The market had plunged by 2.6 percent, wiping off about $35 billion from the local shares. With the market’s loss reaching $121 billion with its year’s peak on May 2, Australia could have already bought A380 super jumbo jets.

It has been predicted by brokers that such plunge will still continue up until the time of the next round of elections in Greece are held.

"I think we're going to be subdued till then with more negative than positive," said Michael Heffernan, Lonsec strategist.

According to IG Markets Analyst, Stan Shamu, it is difficult to predict what can possibly happen in the coming weeks and months considering that the market has already been pricing in the worst case scenario in Europe.

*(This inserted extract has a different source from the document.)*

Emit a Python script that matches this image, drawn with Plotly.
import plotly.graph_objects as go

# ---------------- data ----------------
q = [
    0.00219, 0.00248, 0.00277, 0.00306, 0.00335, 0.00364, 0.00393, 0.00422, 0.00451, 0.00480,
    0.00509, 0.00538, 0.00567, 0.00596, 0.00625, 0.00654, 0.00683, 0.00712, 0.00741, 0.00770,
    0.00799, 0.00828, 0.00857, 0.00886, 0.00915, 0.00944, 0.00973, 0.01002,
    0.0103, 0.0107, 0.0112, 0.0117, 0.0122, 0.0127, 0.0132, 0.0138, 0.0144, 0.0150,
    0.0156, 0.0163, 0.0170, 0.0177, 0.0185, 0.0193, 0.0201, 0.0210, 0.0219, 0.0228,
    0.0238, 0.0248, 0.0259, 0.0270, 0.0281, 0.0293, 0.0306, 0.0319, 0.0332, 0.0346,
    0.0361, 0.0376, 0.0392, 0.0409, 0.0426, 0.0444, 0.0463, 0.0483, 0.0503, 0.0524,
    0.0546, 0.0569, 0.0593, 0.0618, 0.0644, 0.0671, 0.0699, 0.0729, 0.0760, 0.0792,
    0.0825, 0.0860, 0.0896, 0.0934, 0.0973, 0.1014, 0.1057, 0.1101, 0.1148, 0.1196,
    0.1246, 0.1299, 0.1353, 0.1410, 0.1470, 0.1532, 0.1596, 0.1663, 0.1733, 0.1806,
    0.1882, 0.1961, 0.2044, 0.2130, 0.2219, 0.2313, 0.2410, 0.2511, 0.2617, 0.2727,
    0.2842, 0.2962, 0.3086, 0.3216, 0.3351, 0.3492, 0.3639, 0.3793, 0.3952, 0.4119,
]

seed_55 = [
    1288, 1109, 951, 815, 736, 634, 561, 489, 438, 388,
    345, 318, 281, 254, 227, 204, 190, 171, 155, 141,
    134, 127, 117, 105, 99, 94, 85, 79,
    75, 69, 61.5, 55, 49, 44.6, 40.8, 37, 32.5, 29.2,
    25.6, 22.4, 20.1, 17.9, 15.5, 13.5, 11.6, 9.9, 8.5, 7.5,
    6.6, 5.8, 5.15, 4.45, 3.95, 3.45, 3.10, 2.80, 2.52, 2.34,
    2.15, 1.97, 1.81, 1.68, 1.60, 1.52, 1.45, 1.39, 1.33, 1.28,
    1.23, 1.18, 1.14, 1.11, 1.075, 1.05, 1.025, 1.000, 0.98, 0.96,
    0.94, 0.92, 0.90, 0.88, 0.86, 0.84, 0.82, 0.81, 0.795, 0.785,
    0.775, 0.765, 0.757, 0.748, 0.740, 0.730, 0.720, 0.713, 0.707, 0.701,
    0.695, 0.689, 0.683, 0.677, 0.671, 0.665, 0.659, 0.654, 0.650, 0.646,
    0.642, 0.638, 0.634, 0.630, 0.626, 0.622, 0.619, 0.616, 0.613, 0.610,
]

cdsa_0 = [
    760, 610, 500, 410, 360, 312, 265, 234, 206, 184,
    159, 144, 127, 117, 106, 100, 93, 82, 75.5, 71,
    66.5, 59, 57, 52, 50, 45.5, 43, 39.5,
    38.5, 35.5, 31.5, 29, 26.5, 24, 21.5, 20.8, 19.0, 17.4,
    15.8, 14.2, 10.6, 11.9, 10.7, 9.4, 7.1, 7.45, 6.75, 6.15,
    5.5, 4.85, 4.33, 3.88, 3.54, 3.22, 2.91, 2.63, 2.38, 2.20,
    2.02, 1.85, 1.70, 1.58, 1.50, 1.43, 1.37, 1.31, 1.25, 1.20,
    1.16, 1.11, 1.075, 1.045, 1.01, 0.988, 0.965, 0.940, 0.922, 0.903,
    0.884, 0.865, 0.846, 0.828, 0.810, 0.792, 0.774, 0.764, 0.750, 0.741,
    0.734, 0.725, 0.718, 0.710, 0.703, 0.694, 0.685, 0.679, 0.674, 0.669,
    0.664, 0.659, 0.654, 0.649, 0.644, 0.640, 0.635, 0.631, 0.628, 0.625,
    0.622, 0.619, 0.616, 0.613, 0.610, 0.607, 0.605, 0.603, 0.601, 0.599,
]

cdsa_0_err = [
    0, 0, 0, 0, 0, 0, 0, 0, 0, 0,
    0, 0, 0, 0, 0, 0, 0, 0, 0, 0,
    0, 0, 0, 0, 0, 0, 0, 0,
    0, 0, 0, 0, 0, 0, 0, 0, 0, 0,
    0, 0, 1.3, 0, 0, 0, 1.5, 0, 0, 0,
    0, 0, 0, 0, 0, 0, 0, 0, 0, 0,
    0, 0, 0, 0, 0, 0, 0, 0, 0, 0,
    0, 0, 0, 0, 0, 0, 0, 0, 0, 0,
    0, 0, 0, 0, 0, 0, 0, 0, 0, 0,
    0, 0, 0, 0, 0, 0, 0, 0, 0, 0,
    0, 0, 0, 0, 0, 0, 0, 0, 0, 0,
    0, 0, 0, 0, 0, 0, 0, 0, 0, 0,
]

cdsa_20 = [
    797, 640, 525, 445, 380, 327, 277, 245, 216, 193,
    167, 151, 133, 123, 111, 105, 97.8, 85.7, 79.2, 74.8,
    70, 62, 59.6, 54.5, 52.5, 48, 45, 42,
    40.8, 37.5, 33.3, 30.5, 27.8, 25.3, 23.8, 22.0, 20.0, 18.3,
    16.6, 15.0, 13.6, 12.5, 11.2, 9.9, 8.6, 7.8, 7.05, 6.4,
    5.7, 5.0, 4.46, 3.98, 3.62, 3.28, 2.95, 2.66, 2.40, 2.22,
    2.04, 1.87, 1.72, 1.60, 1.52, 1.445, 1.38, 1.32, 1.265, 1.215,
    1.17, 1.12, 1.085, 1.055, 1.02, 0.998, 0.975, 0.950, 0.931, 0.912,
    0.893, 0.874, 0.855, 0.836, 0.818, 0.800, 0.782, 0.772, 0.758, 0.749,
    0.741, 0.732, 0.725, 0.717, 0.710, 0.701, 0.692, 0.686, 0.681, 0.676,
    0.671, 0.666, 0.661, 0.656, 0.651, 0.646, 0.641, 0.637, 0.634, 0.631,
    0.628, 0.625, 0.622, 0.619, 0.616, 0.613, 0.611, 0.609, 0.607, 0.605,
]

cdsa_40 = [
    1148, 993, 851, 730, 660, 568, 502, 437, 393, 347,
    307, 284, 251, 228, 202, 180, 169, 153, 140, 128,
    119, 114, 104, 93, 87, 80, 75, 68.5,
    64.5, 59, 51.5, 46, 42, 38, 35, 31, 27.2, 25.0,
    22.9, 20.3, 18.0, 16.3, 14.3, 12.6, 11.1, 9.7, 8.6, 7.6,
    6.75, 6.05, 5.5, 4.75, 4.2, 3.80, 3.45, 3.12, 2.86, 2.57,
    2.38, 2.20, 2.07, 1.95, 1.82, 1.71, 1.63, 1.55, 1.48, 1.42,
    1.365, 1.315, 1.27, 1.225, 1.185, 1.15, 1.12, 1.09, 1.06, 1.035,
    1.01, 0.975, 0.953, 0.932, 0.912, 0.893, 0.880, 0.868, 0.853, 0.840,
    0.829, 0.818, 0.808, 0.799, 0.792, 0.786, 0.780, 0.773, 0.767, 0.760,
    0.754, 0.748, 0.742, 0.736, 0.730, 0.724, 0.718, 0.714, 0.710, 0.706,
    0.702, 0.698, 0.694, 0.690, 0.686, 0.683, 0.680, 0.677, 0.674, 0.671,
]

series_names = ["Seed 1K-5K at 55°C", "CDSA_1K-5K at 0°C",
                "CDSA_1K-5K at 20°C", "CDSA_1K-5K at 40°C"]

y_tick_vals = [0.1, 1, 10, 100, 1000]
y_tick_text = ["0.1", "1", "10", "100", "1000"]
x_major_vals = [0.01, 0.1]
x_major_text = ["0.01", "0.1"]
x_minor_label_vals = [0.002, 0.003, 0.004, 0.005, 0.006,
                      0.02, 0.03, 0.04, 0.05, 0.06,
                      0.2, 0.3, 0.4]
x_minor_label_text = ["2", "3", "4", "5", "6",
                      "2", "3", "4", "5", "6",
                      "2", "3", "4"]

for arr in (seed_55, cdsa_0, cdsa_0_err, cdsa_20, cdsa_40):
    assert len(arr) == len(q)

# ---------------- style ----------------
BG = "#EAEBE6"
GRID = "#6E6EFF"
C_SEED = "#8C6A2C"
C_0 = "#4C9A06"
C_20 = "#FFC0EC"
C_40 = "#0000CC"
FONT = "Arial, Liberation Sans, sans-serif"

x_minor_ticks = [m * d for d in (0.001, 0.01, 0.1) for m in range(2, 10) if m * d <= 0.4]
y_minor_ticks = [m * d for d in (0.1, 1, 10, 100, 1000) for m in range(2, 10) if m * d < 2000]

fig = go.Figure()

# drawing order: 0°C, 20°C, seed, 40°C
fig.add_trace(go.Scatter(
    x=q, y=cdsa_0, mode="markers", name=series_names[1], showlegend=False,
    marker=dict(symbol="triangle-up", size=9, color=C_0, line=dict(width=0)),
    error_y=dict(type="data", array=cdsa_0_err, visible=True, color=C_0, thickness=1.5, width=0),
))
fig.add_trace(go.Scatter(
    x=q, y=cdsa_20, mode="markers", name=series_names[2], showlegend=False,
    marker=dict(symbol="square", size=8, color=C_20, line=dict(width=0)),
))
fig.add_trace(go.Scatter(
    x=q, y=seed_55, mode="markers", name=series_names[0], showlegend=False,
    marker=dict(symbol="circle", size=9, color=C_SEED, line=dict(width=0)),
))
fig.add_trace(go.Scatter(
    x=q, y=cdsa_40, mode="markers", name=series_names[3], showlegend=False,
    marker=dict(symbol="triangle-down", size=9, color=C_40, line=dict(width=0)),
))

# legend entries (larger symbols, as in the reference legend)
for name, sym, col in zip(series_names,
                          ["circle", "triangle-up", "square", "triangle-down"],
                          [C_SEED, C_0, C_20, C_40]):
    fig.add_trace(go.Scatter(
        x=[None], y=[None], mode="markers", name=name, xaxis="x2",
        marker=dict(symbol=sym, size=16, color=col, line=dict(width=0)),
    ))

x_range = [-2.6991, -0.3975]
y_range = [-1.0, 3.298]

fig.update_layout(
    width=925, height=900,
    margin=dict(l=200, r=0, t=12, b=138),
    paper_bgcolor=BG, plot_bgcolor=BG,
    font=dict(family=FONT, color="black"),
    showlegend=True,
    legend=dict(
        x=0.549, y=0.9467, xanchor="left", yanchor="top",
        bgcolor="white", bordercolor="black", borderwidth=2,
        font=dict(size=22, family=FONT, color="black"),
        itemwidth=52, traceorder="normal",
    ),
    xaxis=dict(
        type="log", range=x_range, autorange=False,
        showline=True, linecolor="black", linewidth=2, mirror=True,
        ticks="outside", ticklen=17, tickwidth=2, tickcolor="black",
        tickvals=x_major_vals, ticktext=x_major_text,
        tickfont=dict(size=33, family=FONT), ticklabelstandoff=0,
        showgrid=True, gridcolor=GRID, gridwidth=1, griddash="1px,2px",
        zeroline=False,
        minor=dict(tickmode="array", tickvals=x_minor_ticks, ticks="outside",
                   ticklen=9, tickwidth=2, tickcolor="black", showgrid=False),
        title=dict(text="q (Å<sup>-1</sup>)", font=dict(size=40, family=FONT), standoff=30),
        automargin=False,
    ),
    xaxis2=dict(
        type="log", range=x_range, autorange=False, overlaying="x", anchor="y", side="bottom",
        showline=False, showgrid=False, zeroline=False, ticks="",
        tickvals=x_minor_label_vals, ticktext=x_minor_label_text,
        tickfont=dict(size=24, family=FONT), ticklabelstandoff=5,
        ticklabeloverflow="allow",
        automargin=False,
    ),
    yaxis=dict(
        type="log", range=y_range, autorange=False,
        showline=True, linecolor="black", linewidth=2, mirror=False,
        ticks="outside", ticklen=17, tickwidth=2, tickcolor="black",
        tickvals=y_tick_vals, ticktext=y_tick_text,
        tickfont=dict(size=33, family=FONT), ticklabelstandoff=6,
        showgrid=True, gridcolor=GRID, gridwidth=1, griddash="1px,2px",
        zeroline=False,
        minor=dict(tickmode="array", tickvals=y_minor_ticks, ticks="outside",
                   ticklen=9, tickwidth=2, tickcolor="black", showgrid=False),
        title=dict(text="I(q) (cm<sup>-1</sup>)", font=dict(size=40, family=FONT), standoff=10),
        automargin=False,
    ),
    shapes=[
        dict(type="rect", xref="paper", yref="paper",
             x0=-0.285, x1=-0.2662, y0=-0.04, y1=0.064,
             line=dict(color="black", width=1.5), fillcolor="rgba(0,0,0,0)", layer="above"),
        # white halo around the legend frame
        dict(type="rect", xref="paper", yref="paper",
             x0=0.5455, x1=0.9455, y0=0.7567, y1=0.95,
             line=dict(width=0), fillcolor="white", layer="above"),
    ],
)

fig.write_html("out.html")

"People are now scared that we will get a lot of contagion from Greece and Spain and the situation will end very badly," he said.

With this, brokers agree that to reassure global markets, a quick resolution will help. However, they are doubtful of the extent of the impact it will have.

According to Mr. Heffernan, there would not be much of an impact to the market even if Greece leaves the euro zone and goes back to the drachma.

"That means there will probably be a depreciation in the currency, which means a lot of people who have lent money are going to suffer, and that should be good for their exports in the long term," he said.

However, Geoff Saffer, head of research of the Australian Stock Report, said that all these are dependent on the action that the European Union will take in order to ensure the rest of the countries their economic future.

"Certainly until there is a clear resolution in Europe we don't expect significant buying to come back in the market," he added.